Un système à repenser
Si la suppression de la ‘registration duty’ a été saluée, elle a aussi mis en évidence les failles d’un système administratif dépassé. En attendant une réforme, les Mauriciens continuent à faire la queue dès l’aube, dans l’espoir de décrocher un ticket.
Dans notre édition du mercredi 9 juillet, nous avons rapporté qu’en seulement cinq jours, plus de 1 400 voitures d’occasion ont été enregistrées à Maurice, conséquence directe de la suppression de la ‘registration duty’ sur les véhicules domestiques de seconde main, annoncée dans le Budget. Une mesure qui, bien que technique en apparence, a eu un impact immédiat sur le marché. Entre le 1er et le 7 juillet, la NLTA a enregistré 1 414 transactions, un chiffre nettement supérieur à la moyenne habituelle pour cette période.

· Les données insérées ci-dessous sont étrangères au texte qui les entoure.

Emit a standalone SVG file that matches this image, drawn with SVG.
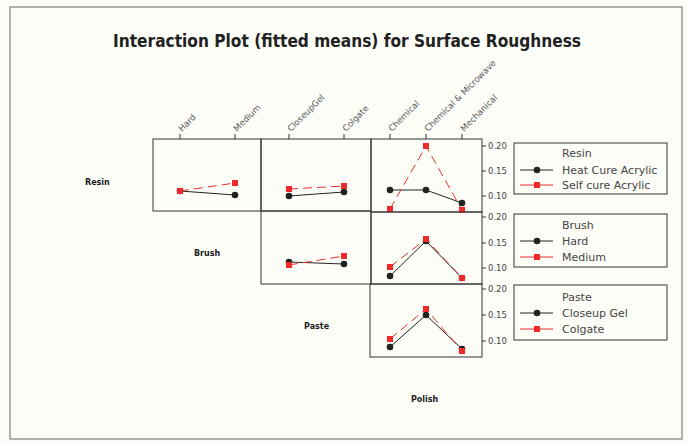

Les enregistrements journaliers ont grimpé régulièrement, atteignant un pic de 380 véhicules le 7 juillet.
Cette suppression représente une économie substantielle pour les acheteurs comme pour les vendeurs, et elle est perçue comme une opportunité à saisir.
Le ministre du Transport terrestre, Osman Mahomed, a expliqué que cette décision vise à encourager les ventes de véhicules déjà présents sur le territoire, tout en freinant la croissance trop rapide du parc automobile. L’objectif est double : stimuler l’économie circulaire locale et réduire la congestion routière.